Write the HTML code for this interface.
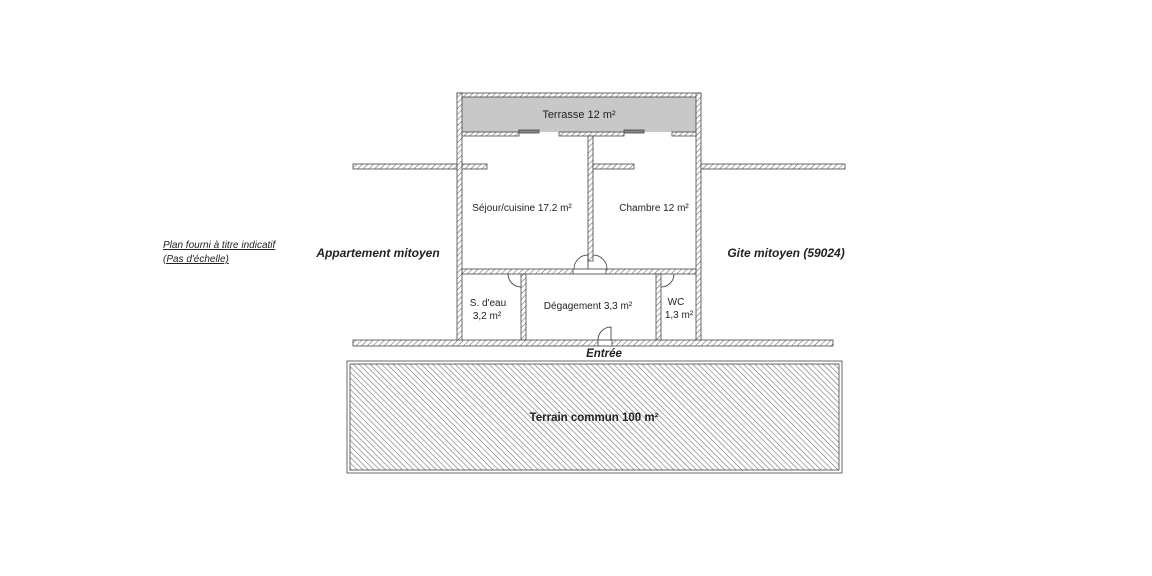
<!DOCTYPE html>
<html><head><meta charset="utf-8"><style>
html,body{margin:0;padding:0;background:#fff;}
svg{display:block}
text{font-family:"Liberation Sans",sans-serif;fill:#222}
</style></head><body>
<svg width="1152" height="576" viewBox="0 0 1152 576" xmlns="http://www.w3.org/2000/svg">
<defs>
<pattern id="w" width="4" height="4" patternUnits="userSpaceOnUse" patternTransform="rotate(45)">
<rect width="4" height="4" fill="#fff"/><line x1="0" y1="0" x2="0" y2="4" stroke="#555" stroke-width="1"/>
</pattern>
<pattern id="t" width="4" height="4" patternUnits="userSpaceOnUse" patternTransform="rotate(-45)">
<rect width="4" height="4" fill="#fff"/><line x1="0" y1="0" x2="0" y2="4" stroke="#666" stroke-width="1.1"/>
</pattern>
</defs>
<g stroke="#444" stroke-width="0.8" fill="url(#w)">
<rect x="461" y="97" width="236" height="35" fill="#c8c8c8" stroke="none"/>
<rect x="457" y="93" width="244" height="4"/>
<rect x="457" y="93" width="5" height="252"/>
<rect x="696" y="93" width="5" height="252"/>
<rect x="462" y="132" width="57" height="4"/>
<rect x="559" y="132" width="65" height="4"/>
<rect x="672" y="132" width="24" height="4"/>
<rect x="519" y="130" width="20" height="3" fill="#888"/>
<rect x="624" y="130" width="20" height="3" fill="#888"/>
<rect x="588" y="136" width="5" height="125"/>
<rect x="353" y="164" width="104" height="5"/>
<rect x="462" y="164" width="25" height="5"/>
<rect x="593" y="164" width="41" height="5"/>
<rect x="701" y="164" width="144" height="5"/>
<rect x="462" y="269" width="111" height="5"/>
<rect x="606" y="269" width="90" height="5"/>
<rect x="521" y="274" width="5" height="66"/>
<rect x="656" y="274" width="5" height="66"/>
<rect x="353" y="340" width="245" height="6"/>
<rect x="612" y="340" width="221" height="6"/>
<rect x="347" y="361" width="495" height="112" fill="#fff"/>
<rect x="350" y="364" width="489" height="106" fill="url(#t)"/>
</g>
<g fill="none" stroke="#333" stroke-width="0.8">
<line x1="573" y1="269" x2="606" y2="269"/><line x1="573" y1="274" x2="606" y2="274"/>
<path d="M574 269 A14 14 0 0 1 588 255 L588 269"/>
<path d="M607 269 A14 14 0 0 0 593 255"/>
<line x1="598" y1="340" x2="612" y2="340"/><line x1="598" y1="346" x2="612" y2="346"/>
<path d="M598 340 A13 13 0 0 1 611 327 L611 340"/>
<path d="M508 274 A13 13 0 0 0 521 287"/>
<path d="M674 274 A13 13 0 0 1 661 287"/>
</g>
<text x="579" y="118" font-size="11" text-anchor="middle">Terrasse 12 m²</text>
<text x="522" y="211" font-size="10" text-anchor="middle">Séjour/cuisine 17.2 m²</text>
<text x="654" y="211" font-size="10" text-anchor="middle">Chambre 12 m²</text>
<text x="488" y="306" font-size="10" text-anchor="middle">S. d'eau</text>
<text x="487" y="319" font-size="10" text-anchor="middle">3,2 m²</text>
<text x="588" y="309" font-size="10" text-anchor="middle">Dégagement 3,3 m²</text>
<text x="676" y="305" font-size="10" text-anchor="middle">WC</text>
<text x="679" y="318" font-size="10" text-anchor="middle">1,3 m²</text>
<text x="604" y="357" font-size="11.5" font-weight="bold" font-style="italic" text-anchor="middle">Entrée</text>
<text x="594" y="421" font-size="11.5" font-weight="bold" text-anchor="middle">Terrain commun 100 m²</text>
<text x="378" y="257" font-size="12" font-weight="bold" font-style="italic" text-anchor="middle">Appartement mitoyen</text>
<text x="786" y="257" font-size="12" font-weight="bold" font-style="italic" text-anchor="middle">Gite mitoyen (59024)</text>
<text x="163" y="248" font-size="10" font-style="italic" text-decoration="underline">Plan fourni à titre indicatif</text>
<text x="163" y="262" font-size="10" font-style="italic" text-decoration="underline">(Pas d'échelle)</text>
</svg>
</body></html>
════
Exercise
Copy the data exactly. Any picture it contains is to be omitted.

Full answer
Write the HTML code for this interface.
<!DOCTYPE html>
<html><head><meta charset="utf-8"><style>
html,body{margin:0;padding:0;background:#fff;}
svg{display:block}
text{font-family:"Liberation Sans",sans-serif;fill:#222}
</style></head><body>
<svg width="1152" height="576" viewBox="0 0 1152 576" xmlns="http://www.w3.org/2000/svg">
<defs>
<pattern id="w" width="4" height="4" patternUnits="userSpaceOnUse" patternTransform="rotate(45)">
<rect width="4" height="4" fill="#fff"/><line x1="0" y1="0" x2="0" y2="4" stroke="#555" stroke-width="1"/>
</pattern>
<pattern id="t" width="4" height="4" patternUnits="userSpaceOnUse" patternTransform="rotate(-45)">
<rect width="4" height="4" fill="#fff"/><line x1="0" y1="0" x2="0" y2="4" stroke="#666" stroke-width="1.1"/>
</pattern>
</defs>
<g stroke="#444" stroke-width="0.8" fill="url(#w)">
<rect x="461" y="97" width="236" height="35" fill="#c8c8c8" stroke="none"/>
<rect x="457" y="93" width="244" height="4"/>
<rect x="457" y="93" width="5" height="252"/>
<rect x="696" y="93" width="5" height="252"/>
<rect x="462" y="132" width="57" height="4"/>
<rect x="559" y="132" width="65" height="4"/>
<rect x="672" y="132" width="24" height="4"/>
<rect x="519" y="130" width="20" height="3" fill="#888"/>
<rect x="624" y="130" width="20" height="3" fill="#888"/>
<rect x="588" y="136" width="5" height="125"/>
<rect x="353" y="164" width="104" height="5"/>
<rect x="462" y="164" width="25" height="5"/>
<rect x="593" y="164" width="41" height="5"/>
<rect x="701" y="164" width="144" height="5"/>
<rect x="462" y="269" width="111" height="5"/>
<rect x="606" y="269" width="90" height="5"/>
<rect x="521" y="274" width="5" height="66"/>
<rect x="656" y="274" width="5" height="66"/>
<rect x="353" y="340" width="245" height="6"/>
<rect x="612" y="340" width="221" height="6"/>
<rect x="347" y="361" width="495" height="112" fill="#fff"/>
<rect x="350" y="364" width="489" height="106" fill="url(#t)"/>
</g>
<g fill="none" stroke="#333" stroke-width="0.8">
<line x1="573" y1="269" x2="606" y2="269"/><line x1="573" y1="274" x2="606" y2="274"/>
<path d="M574 269 A14 14 0 0 1 588 255 L588 269"/>
<path d="M607 269 A14 14 0 0 0 593 255"/>
<line x1="598" y1="340" x2="612" y2="340"/><line x1="598" y1="346" x2="612" y2="346"/>
<path d="M598 340 A13 13 0 0 1 611 327 L611 340"/>
<path d="M508 274 A13 13 0 0 0 521 287"/>
<path d="M674 274 A13 13 0 0 1 661 287"/>
</g>
<text x="579" y="118" font-size="11" text-anchor="middle">Terrasse 12 m²</text>
<text x="522" y="211" font-size="10" text-anchor="middle">Séjour/cuisine 17.2 m²</text>
<text x="654" y="211" font-size="10" text-anchor="middle">Chambre 12 m²</text>
<text x="488" y="306" font-size="10" text-anchor="middle">S. d'eau</text>
<text x="487" y="319" font-size="10" text-anchor="middle">3,2 m²</text>
<text x="588" y="309" font-size="10" text-anchor="middle">Dégagement 3,3 m²</text>
<text x="676" y="305" font-size="10" text-anchor="middle">WC</text>
<text x="679" y="318" font-size="10" text-anchor="middle">1,3 m²</text>
<text x="604" y="357" font-size="11.5" font-weight="bold" font-style="italic" text-anchor="middle">Entrée</text>
<text x="594" y="421" font-size="11.5" font-weight="bold" text-anchor="middle">Terrain commun 100 m²</text>
<text x="378" y="257" font-size="12" font-weight="bold" font-style="italic" text-anchor="middle">Appartement mitoyen</text>
<text x="786" y="257" font-size="12" font-weight="bold" font-style="italic" text-anchor="middle">Gite mitoyen (59024)</text>
<text x="163" y="248" font-size="10" font-style="italic" text-decoration="underline">Plan fourni à titre indicatif</text>
<text x="163" y="262" font-size="10" font-style="italic" text-decoration="underline">(Pas d'échelle)</text>
</svg>
</body></html>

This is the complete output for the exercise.